Monday 27 December 2010

Informal Fallacies

Bulverism

Bulverism is a logical fallacy in which, rather than proving that an argument is wrong, a person instead assumes it is wrong, and then goes on to explain why the other person held that argument. It is essentially a circumstantial ad hominem argument. The term "Bulverism" was coined by C. S. Lewis.

Lewis explained bulverism as follows:
You must show that a man is wrong before you start explaining why he is wrong. The modern method is to assume without discussion that he is wrong and then distract his attention from this (the only real issue) by busily explaining how he became so silly. In the course of the last fifteen years I have found this vice so common that I have had to invent a name for it. I call it "Bulverism". Some day I am going to write the biography of its imaginary inventor, Ezekiel Bulver, whose destiny was determined at the age of five when he heard his mother say to his father — who had been maintaining that two sides of a triangle were together greater than a third — "Oh you say that because you are a man." "At that moment", E. Bulver assures us, "there flashed across my opening mind the great truth that refutation is no necessary part of argument. Assume that your opponent is wrong, and the world will be at your feet. Attempt to prove that he is wrong or (worse still) try to find out whether he is wrong or right, and the national dynamism of our age will thrust you to the wall." That is how Bulver became one of the makers of the Twentieth Century.
Bulverism usually turns on a deliberate casting of suspicions upon the motives of your opponent, alleging that he stands to benefit in some way personally from the position or case he is making.  "Therefore", the argument he is making must be faulty, because the one making it is self-interested.
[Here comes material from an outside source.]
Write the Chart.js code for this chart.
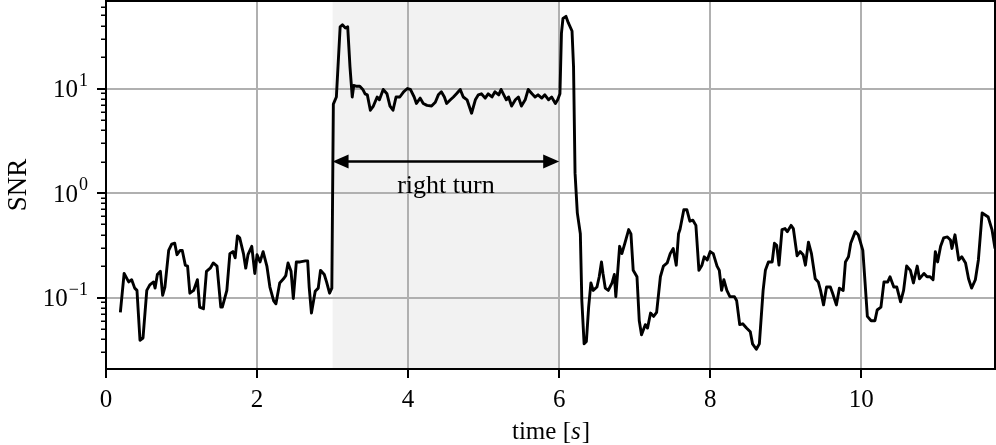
<!DOCTYPE html>
<html>
<head>
<meta charset="utf-8">
<script src="https://cdn.jsdelivr.net/npm/chart.js@4.4.0/dist/chart.umd.min.js"></script>
<style>
  html, body { margin: 0; padding: 0; background: #fff; }
  #wrap { width: 996px; height: 445px; }
</style>
</head>
<body>
<div id="wrap"><canvas id="snr-chart"></canvas></div>
<script>
// time axis [s] and SNR
const times = [
  0.19,0.24,0.30,0.34,0.38,0.41,0.45,0.49,0.54,0.58,0.63,0.65,0.68,0.72,0.75,0.78,0.83,0.87,0.91,0.94,
  0.98,1.01,1.05,1.08,1.11,1.16,1.21,1.24,1.29,1.33,1.38,1.42,1.47,1.52,1.54,1.60,1.64,1.68,1.71,1.74,
  1.77,1.82,1.85,1.88,1.93,1.97,2.00,2.04,2.08,2.13,2.17,2.22,2.25,2.30,2.35,2.38,2.41,2.45,2.48,2.52,
  2.57,2.64,2.67,2.69,2.72,2.77,2.81,2.84,2.89,2.92,2.96,2.99,
  3.01,3.05,3.10,3.13,3.17,3.20,3.23,3.26,3.28,3.32,3.36,3.40,3.43,3.46,3.50,3.54,3.59,3.62,3.67,3.72,
  3.76,3.80,3.84,3.89,3.94,3.99,4.03,4.08,4.11,4.16,4.20,4.25,4.31,4.36,4.40,4.44,4.48,4.51,4.56,4.60,
  4.64,4.69,4.73,4.78,4.84,4.89,4.93,4.97,5.02,5.06,5.11,5.15,5.20,5.23,5.26,5.30,5.33,5.37,5.42,5.46,
  5.50,5.55,5.59,5.64,5.68,5.72,5.77,5.81,5.86,5.90,5.95,5.98,6.01,
  6.03,6.05,6.09,6.12,6.17,6.19,6.21,6.24,6.28,6.30,6.33,6.36,6.39,6.42,6.45,6.50,6.53,6.56,6.58,6.61,
  6.65,6.70,6.73,6.75,6.80,6.83,6.87,6.92,6.95,6.98,7.03,7.06,7.09,7.14,7.17,7.21,7.25,7.29,7.34,7.38,
  7.43,7.47,7.51,7.55,7.58,
  7.60,7.65,7.69,7.73,7.77,7.81,7.85,7.89,7.92,7.96,8.00,8.04,8.09,8.12,8.15,8.18,8.22,8.26,8.32,8.35,
  8.39,8.43,8.48,8.53,8.56,8.61,8.65,8.70,8.73,8.77,8.82,8.85,8.88,8.91,8.95,8.99,9.02,9.07,9.10,
  9.15,9.19,9.23,9.26,9.30,9.34,9.39,9.43,9.46,9.50,9.54,9.59,9.62,9.67,9.71,9.76,9.79,9.83,9.86,9.92,
  9.96,10.02,10.05,10.08,10.13,10.18,10.21,10.26,10.30,10.35,10.38,10.43,10.47,10.52,10.56,10.60,10.65,10.69,10.74,10.77,
  10.83,10.87,10.91,10.95,10.98,11.01,11.05,11.09,11.14,11.18,11.20,11.24,11.29,11.33,11.38,11.42,11.46,11.51,11.55,11.60,
  11.64,11.68,11.73,11.77
];
const snr = [
  0.072,0.170,0.141,0.148,0.123,0.117,0.039,0.041,0.117,0.132,0.141,0.123,0.166,0.178,0.105,0.126,0.282,0.324,0.331,0.257,
  0.282,0.282,0.204,0.200,0.110,0.117,0.148,0.081,0.078,0.178,0.191,0.214,0.200,0.081,0.081,0.117,0.263,0.275,0.240,0.389,
  0.372,0.263,0.191,0.257,0.309,0.170,0.257,0.219,0.275,0.200,0.126,0.093,0.087,0.138,0.151,0.162,0.214,0.178,0.098,0.219,
  0.219,0.224,0.224,0.126,0.071,0.115,0.123,0.182,0.166,0.141,0.110,0.123,
  7.1,8.3,38.9,40.7,38.0,38.9,16.2,8.3,10.7,10.5,10.5,9.8,8.9,8.7,6.2,6.8,8.3,7.8,9.8,8.9,
  6.8,6.2,8.3,8.3,9.3,10.0,9.8,8.3,7.2,8.1,7.2,6.9,6.8,7.4,8.7,9.3,8.3,7.2,7.8,8.3,
  8.9,9.8,8.3,7.8,5.8,7.8,8.7,8.9,8.1,8.9,8.3,9.3,8.7,9.8,8.9,7.8,8.3,6.8,7.8,8.3,
  6.8,7.8,9.8,8.9,8.3,8.7,8.1,8.7,7.8,8.3,7.2,7.8,8.9,
  33.9,46.8,49.0,42.7,35.5,16.2,1.55,0.646,0.407,0.093,0.036,0.038,0.081,0.138,0.117,0.126,0.158,0.219,0.170,0.123,
  0.117,0.138,0.166,0.102,0.309,0.263,0.331,0.447,0.407,0.182,0.158,0.060,0.044,0.055,0.051,0.071,0.066,0.072,0.158,0.200,
  0.214,0.263,0.295,0.204,0.407,
  0.45,0.692,0.692,0.537,0.550,0.490,0.182,0.204,0.245,0.229,0.275,0.263,0.200,0.182,0.117,0.148,0.117,0.102,0.102,0.093,
  0.055,0.056,0.051,0.047,0.036,0.032,0.036,0.117,0.182,0.219,0.219,0.331,0.316,0.204,0.447,0.457,0.427,0.490,0.457,
  0.251,0.275,0.257,0.204,0.339,0.263,0.151,0.141,0.117,0.085,0.126,0.126,0.110,0.085,0.123,0.117,0.219,0.245,0.331,0.427,
  0.398,0.282,0.138,0.066,0.060,0.060,0.076,0.081,0.141,0.141,0.158,0.126,0.126,0.091,0.117,0.200,0.182,0.138,0.200,0.151,
  0.170,0.158,0.158,0.148,0.275,0.219,0.309,0.372,0.380,0.355,0.295,0.398,0.229,0.245,0.214,0.151,0.123,0.148,0.229,0.646,
  0.617,0.589,0.447,0.295
];

// y axis: labelled decades (10^exp) and the unlabelled minor ticks
const yMajorTicks = [0.1, 1, 10];
const yTickExponents = ['\u22121', '0', '1'];
const yMinorTicks = [0.03,0.04,0.05,0.06,0.07,0.08,0.09, 0.2,0.3,0.4,0.5,0.6,0.7,0.8,0.9,
                     2,3,4,5,6,7,8,9, 20,30,40,50,60];

// the shaded turn interval and its arrow
const turnStart = 3;
const turnEnd = 6;
const turnArrowY = 2;
const turnLabelY = 1;
const turnLabel = 'right turn';

const FONT = 'Liberation Serif';
Chart.defaults.font.family = FONT;
Chart.defaults.font.size = 25;
Chart.defaults.color = '#000';

const decadeIndex = v => yMajorTicks.findIndex(m => Math.abs(m - v) < 1e-9);

const decorations = {
  id: 'decorations',
  beforeDraw(chart) {
    const { ctx, chartArea: a, scales: { x } } = chart;
    ctx.save();
    ctx.fillStyle = '#fff';
    ctx.fillRect(0, 0, chart.width, chart.height);
    const x0 = x.getPixelForValue(turnStart);
    const x1 = x.getPixelForValue(turnEnd);
    ctx.fillStyle = 'rgba(128,128,128,0.1)';
    ctx.fillRect(x0, a.top, x1 - x0, a.bottom - a.top);
    ctx.restore();
  },
  afterDatasetsDraw(chart) {
    const { ctx, scales: { x, y } } = chart;
    const x0 = x.getPixelForValue(turnStart);
    const x1 = x.getPixelForValue(turnEnd);
    const ya = y.getPixelForValue(turnArrowY);
    const head = 16, half = 7;
    ctx.save();
    ctx.strokeStyle = '#000';
    ctx.fillStyle = '#000';
    ctx.lineWidth = 2.5;
    ctx.beginPath();
    ctx.moveTo(x0 + head - 2, ya);
    ctx.lineTo(x1 - head + 2, ya);
    ctx.stroke();
    [[x0, 1], [x1, -1]].forEach(([px, dir]) => {
      ctx.beginPath();
      ctx.moveTo(px, ya);
      ctx.lineTo(px + dir * head, ya - half);
      ctx.lineTo(px + dir * head, ya + half);
      ctx.closePath();
      ctx.fill();
    });

    ctx.font = '26px "' + FONT + '"';
    ctx.textAlign = 'center';
    ctx.textBaseline = 'alphabetic';
    ctx.fillText(turnLabel, x.getPixelForValue((turnStart + turnEnd) / 2), y.getPixelForValue(turnLabelY));
    ctx.restore();
  },
  afterDraw(chart) {
    const { ctx, chartArea: a, scales: { y } } = chart;
    ctx.save();
    ctx.strokeStyle = '#000';
    ctx.fillStyle = '#000';
    ctx.lineWidth = 1.5;
    yMinorTicks.forEach(v => {
      const py = Math.round(y.getPixelForValue(v)) + 0.25;
      ctx.beginPath();
      ctx.moveTo(a.left - 5, py);
      ctx.lineTo(a.left, py);
      ctx.stroke();
    });
    ctx.lineWidth = 2;
    ctx.strokeRect(a.left, a.top, a.right - a.left, a.bottom - a.top);

    // decade labels: "10" with a raised exponent
    const right = a.left - 18;
    yMajorTicks.forEach((v, i) => {
      const py = y.getPixelForValue(v);
      const exp = yTickExponents[i];
      ctx.textAlign = 'left';
      ctx.textBaseline = 'alphabetic';
      ctx.font = '18px "' + FONT + '"';
      const ew = ctx.measureText(exp).width;
      ctx.fillText(exp, right - ew, py - 3);
      ctx.font = '25px "' + FONT + '"';
      const bw = ctx.measureText('10').width;
      ctx.fillText('10', right - ew - bw - 1, py + 8.5);
    });

    // x axis title with italic unit symbol
    const parts = [['time [', ''], ['s', 'italic '], [']', '']];
    ctx.textBaseline = 'middle';
    let total = 0;
    parts.forEach(([t, st]) => { ctx.font = st + '25px "' + FONT + '"'; total += ctx.measureText(t).width; });
    let cx = (a.left + a.right) / 2 - total / 2;
    parts.forEach(([t, st]) => {
      ctx.font = st + '25px "' + FONT + '"';
      ctx.fillText(t, cx, 432.5);
      cx += ctx.measureText(t).width + (st ? 1 : 0);
    });
    ctx.restore();
  }
};

new Chart(document.getElementById('snr-chart'), {
  type: 'line',
  data: {
    datasets: [{
      data: times.map((t, i) => ({ x: t, y: snr[i] })),
      borderColor: '#000',
      borderWidth: 2.9,
      borderJoinStyle: 'round',
      pointRadius: 0,
      tension: 0,
      fill: false
    }]
  },
  options: {
    responsive: true,
    maintainAspectRatio: false,
    animation: false,
    devicePixelRatio: 1,
    layout: { padding: { top: 1, right: 1, left: 0, bottom: 0 } },
    plugins: { legend: { display: false }, tooltip: { enabled: false } },
    scales: {
      x: {
        type: 'linear',
        min: 0,
        max: 11.77,
        border: { display: false },
        grid: { color: '#b0b0b0', lineWidth: 2, tickColor: '#000', tickLength: 9, tickWidth: 2 },
        ticks: { stepSize: 2, includeBounds: false, padding: 7, maxRotation: 0, autoSkip: false },
        title: { display: false },
        afterFit(s) { s.height = 76; s.paddingLeft = 0; s.paddingRight = 0; }
      },
      y: {
        type: 'logarithmic',
        min: 0.0207,
        max: 68.8,
        border: { display: false },
        afterBuildTicks(s) {
          s.ticks = yMajorTicks.concat(yMinorTicks).sort((p, q) => p - q).map(v => ({ value: v }));
        },
        grid: {
          color: c => (c.tick && decadeIndex(c.tick.value) >= 0) ? '#b0b0b0' : 'rgba(0,0,0,0)',
          lineWidth: 2,
          tickColor: c => (c.tick && decadeIndex(c.tick.value) >= 0) ? '#000' : 'rgba(0,0,0,0)',
          tickLength: 9,
          tickWidth: 2
        },
        ticks: { autoSkip: false, padding: 9, callback: () => '' },
        title: { display: true, text: 'SNR', font: { size: 27, lineHeight: 1 }, padding: { top: 5, bottom: 0 } },
        afterFit(s) { s.width = 106; s.paddingTop = 0; s.paddingBottom = 0; }
      }
    }
  },
  plugins: [decorations]
});
</script>
</body>
</html>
Here is a classic example of the fallacy in full-throated roar, courtesy of Dr Nick Smith, Minister of ACC.  Smith has been challenged by surgeons who claim that the ACC, for which he is responsible, has been deliberately turning down surgery for accident victims on the grounds that their affliction is a result of old age, not an accident.

Here is Dr Smith's bulveristic response:
Dr Smith warned levies would rise if ACC treated more cases, and said people should not be naive about the financial interests of orthopaedic surgeons pushing for more work to be paid for by ACC. He said 10 orthopaedic surgeons were paid more than $2.4 million each by ACC last year, including one who got $3.6 million. Figures included hospital costs, but he estimated the surgeons would have received half of that money. (NZ Herald)
Ad hominem "arguments", of which bulverism is one, are often employed by those who are defensive, or too intellectually lazy to refute an argument and so play the man rather than the ball, or those feeling the heat and wanting to deflect attention elsewhere.  In all cases, ad hominem is a fallacy because it amounts to a gratuitous slur, not an argument.